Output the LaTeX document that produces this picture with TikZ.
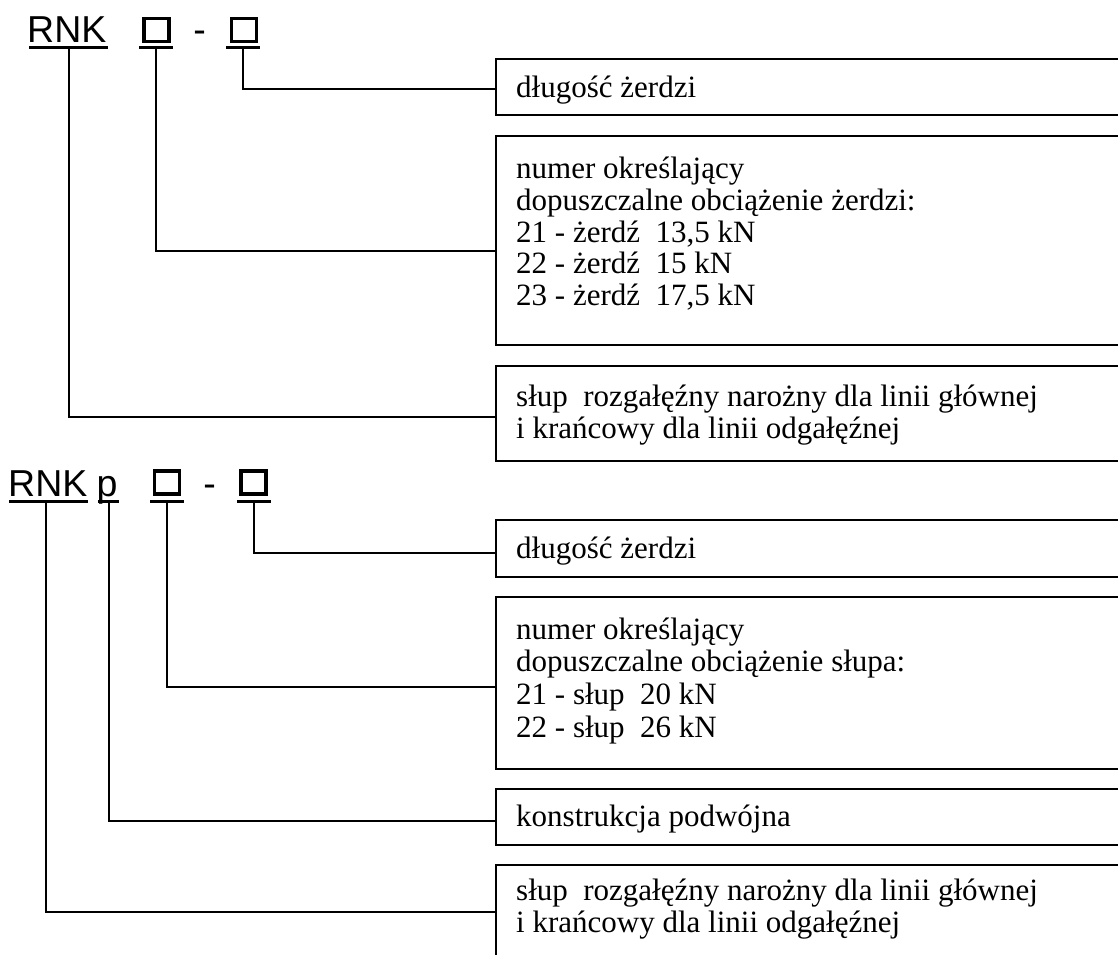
\documentclass[tikz,border=0pt]{standalone}
\usepackage{fontspec}
\setmainfont{Liberation Serif}
\newfontfamily\hdrfont{Liberation Sans}
\begin{document}
\begin{tikzpicture}[x=1pt,y=-1pt,
  box/.style={draw, line width=2.4pt, minimum width=640pt, inner sep=0pt, anchor=north west},
  txt/.style={font=\fontsize{31}{32}\selectfont, anchor=base west, inner sep=0pt},
  hdr/.style={font=\hdrfont\fontsize{37.5}{40}\selectfont, inner sep=0pt},
  sqbox/.style={draw, line width=3.2pt, minimum width=25pt, minimum height=23pt, inner sep=0pt},
  ul/.style={fill=black, minimum height=3pt, inner sep=0pt},
  conn/.style={line width=2pt}]
\useasboundingbox (0,0) rectangle (1118,954);

% ---------- top header ----------
\node[hdr, anchor=base west] (rnkA) at (27,42) {RNK};
\node[ul, minimum width=79pt] (uA0) at (68.5,47.5) {};
\node[sqbox] (sqA1) at (156.5,30) {};
\node[ul, minimum width=34pt] (uA1) at (156,47.5) {};
\node[hdr, anchor=base] (dashA) at (199.5,42) {-};
\node[sqbox] (sqA2) at (244,30) {};
\node[ul, minimum width=34pt] (uA2) at (243,47.5) {};

% ---------- top boxes ----------
\node[box, minimum height=56pt] (A1) at (495,58) {};
\node[box, minimum height=209pt] (A2) at (495,135) {};
\node[box, minimum height=95pt] (A3) at (495,365) {};

\node[txt] (A1t) at (516,97) {długość żerdzi};
\node[txt] (A2t1) at (516,178) {numer określający};
\node[txt] (A2t2) at (516,210) {dopuszczalne obciążenie żerdzi:};
\node[txt] (A2t3) at (516,242) {21 - żerdź\ \ 13,5 kN};
\node[txt] (A2t4) at (516,273.5) {22 - żerdź\ \ 15 kN};
\node[txt] (A2t5) at (516,305) {23 - żerdź\ \ 17,5 kN};
\node[txt] (A3t1) at (516,406) {słup\ \ rozgałęźny narożny dla linii głównej};
\node[txt] (A3t2) at (516,438) {i krańcowy dla linii odgałęźnej};

\draw[conn] (uA2) |- ([yshift=-2pt]A1.west);
\draw[conn] (uA1) |- ([yshift=-10.5pt]A2.west);
\draw[conn] (uA0) |- ([yshift=-3.5pt]A3.west);

% ---------- bottom header ----------
\node[hdr, anchor=base west] (rnkB) at (8,496) {RNK};
\node[ul, minimum width=79pt] (uB0) at (48.5,501.5) {};
\node[hdr, anchor=base west] (pB) at (96.5,496) {p};
\node[ul, minimum width=21pt] (uB1) at (108.5,501.5) {};
\node[sqbox] (sqB1) at (167,482.5) {};
\node[ul, minimum width=34pt] (uB2) at (167,501.5) {};
\node[hdr, anchor=base] (dashB) at (209.5,496) {-};
\node[sqbox] (sqB2) at (253.5,482.5) {};
\node[ul, minimum width=34pt] (uB3) at (254,501.5) {};

% ---------- bottom boxes ----------
\node[box, minimum height=57pt] (B1) at (495,519) {};
\node[box, minimum height=172pt] (B2) at (495,596) {};
\node[box, minimum height=56pt] (B3) at (495,788) {};
\node[box, minimum height=100pt] (B4) at (495,864) {};

\node[txt] (B1t) at (516,558) {długość żerdzi};
\node[txt] (B2t1) at (516,639) {numer określający};
\node[txt] (B2t2) at (516,671) {dopuszczalne obciążenie słupa:};
\node[txt] (B2t3) at (516,704) {21 - słup\ \ 20 kN};
\node[txt] (B2t4) at (516,737) {22 - słup\ \ 26 kN};
\node[txt] (B3t) at (516,826) {konstrukcja podwójna};
\node[txt] (B4t1) at (516,900) {słup\ \ rozgałęźny narożny dla linii głównej};
\node[txt] (B4t2) at (516,932) {i krańcowy dla linii odgałęźnej};

\draw[conn] (uB3) |- ([yshift=-4.5pt]B1.west);
\draw[conn] (uB2) |- ([yshift=-4pt]B2.west);
\draw[conn] (uB1) |- ([yshift=-4pt]B3.west);
\draw[conn] ([xshift=-2.5pt]uB0.center) |- ([yshift=3pt]B4.west);
\end{tikzpicture}
\end{document}
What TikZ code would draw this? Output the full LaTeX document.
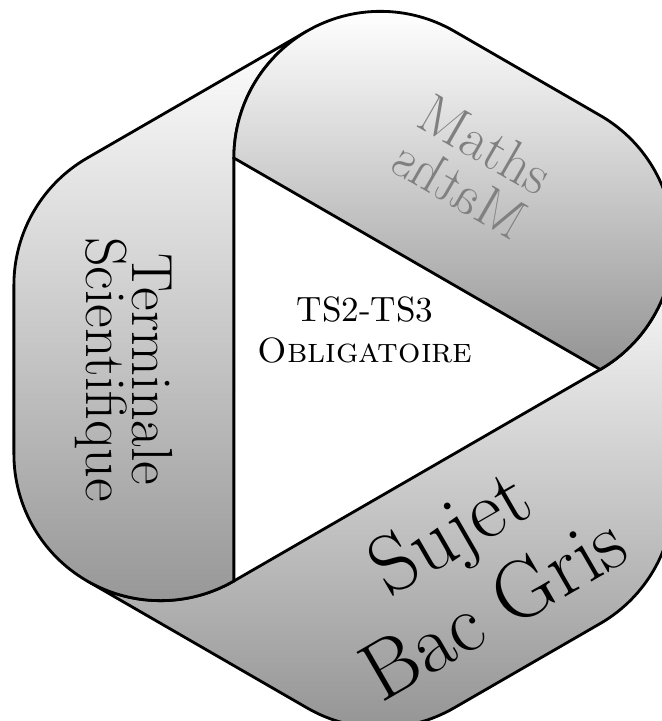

#####

Set exercise: Starting at the first line of the records above, set down each line exactly through the one that holds "minimum width=34pt] (uA2)". Omit pictures.

Problem solution:
Output the LaTeX document that produces this picture with TikZ.
\documentclass[tikz,border=0pt]{standalone}
\usepackage{fontspec}
\setmainfont{Liberation Serif}
\newfontfamily\hdrfont{Liberation Sans}
\begin{document}
\begin{tikzpicture}[x=1pt,y=-1pt,
  box/.style={draw, line width=2.4pt, minimum width=640pt, inner sep=0pt, anchor=north west},
  txt/.style={font=\fontsize{31}{32}\selectfont, anchor=base west, inner sep=0pt},
  hdr/.style={font=\hdrfont\fontsize{37.5}{40}\selectfont, inner sep=0pt},
  sqbox/.style={draw, line width=3.2pt, minimum width=25pt, minimum height=23pt, inner sep=0pt},
  ul/.style={fill=black, minimum height=3pt, inner sep=0pt},
  conn/.style={line width=2pt}]
\useasboundingbox (0,0) rectangle (1118,954);

% ---------- top header ----------
\node[hdr, anchor=base west] (rnkA) at (27,42) {RNK};
\node[ul, minimum width=79pt] (uA0) at (68.5,47.5) {};
\node[sqbox] (sqA1) at (156.5,30) {};
\node[ul, minimum width=34pt] (uA1) at (156,47.5) {};
\node[hdr, anchor=base] (dashA) at (199.5,42) {-};
\node[sqbox] (sqA2) at (244,30) {};
\node[ul, minimum width=34pt] (uA2) at (243,47.5) {};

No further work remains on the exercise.